Dataset extract:
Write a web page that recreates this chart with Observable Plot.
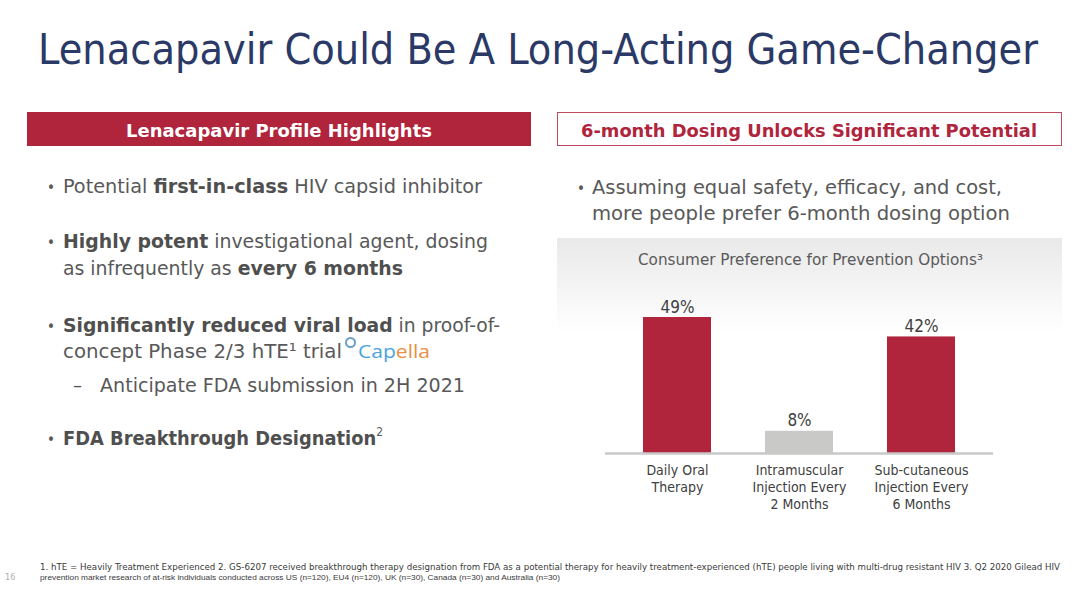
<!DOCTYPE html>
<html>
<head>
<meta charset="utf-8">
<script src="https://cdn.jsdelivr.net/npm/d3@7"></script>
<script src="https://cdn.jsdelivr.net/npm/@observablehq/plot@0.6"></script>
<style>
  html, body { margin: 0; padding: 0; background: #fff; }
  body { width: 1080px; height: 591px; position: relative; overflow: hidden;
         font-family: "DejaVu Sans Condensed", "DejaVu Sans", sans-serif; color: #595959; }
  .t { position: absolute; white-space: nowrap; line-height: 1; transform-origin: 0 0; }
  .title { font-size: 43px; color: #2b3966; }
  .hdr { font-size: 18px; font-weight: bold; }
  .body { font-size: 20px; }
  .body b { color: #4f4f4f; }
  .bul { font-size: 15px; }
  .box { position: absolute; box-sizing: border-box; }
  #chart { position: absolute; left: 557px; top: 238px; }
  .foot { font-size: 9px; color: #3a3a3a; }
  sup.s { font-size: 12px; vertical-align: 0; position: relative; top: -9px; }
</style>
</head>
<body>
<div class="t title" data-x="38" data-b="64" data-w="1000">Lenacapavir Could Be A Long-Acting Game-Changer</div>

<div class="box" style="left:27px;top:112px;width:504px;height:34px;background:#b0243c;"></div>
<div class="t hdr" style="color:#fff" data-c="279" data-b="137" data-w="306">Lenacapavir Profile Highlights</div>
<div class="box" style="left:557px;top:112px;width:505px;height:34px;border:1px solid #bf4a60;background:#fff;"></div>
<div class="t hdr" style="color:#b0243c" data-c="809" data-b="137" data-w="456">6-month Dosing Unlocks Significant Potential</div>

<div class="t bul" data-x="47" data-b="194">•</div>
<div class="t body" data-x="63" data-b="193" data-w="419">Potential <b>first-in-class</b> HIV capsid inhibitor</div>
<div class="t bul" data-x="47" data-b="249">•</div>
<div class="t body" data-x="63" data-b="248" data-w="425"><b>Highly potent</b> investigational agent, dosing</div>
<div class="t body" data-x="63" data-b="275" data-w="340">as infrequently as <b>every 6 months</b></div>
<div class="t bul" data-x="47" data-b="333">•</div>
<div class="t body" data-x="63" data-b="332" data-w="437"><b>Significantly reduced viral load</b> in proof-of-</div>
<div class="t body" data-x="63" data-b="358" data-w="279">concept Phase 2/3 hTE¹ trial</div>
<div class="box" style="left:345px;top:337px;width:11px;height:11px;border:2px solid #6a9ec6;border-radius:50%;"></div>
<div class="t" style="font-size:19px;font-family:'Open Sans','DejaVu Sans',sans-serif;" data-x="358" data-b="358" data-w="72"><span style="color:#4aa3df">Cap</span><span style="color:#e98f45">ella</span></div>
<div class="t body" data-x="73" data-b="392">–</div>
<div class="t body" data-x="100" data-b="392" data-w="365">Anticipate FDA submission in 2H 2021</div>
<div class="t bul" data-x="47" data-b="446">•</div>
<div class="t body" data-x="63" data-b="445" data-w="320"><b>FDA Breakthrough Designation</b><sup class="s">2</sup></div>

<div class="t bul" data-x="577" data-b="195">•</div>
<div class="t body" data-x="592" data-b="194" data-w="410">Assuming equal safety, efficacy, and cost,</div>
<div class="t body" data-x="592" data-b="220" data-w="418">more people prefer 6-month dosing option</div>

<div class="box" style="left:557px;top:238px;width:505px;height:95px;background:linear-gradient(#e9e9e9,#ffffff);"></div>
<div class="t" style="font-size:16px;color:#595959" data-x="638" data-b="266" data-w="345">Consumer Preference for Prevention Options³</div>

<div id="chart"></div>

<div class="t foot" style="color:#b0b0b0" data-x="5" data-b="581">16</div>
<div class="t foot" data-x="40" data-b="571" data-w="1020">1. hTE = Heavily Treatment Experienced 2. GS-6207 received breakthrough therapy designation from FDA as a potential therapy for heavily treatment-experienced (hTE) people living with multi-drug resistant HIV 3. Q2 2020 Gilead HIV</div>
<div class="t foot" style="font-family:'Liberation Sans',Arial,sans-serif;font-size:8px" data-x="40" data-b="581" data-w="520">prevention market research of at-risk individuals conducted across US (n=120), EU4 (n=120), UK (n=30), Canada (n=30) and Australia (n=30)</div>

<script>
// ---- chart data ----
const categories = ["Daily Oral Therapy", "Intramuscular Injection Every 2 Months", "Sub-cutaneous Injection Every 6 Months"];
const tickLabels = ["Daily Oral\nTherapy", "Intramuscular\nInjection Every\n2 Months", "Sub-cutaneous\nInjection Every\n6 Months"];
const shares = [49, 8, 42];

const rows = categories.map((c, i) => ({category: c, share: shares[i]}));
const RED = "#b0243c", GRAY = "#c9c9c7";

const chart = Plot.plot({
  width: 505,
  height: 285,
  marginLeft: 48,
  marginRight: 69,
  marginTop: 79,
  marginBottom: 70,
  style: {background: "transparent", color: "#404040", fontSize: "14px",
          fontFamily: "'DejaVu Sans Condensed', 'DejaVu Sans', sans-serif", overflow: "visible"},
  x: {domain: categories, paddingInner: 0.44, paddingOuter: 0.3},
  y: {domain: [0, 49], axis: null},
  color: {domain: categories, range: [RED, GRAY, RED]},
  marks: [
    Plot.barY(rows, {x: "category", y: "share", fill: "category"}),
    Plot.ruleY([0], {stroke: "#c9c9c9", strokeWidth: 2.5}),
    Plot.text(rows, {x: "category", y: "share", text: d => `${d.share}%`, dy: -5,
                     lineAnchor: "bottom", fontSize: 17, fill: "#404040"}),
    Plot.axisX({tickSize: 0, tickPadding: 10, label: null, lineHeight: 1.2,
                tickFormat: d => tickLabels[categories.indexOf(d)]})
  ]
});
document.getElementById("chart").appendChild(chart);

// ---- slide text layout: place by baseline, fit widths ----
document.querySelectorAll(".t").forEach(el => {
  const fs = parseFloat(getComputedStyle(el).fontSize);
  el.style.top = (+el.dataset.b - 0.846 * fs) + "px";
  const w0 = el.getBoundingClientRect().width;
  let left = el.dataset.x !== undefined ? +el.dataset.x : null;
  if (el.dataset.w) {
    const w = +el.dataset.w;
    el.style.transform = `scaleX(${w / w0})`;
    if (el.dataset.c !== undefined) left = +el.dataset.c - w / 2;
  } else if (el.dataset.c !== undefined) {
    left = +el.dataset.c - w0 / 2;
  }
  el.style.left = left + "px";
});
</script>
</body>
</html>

Written instruction: Copy all lines in the listing above where the string "with" appears.

Output of the task:
Write a web page that recreates this chart with Observable Plot.
<div class="t foot" data-x="40" data-b="571" data-w="1020">1. hTE = Heavily Treatment Experienced 2. GS-6207 received breakthrough therapy designation from FDA as a potential therapy for heavily treatment-experienced (hTE) people living with multi-drug resistant HIV 3. Q2 2020 Gilead HIV</div>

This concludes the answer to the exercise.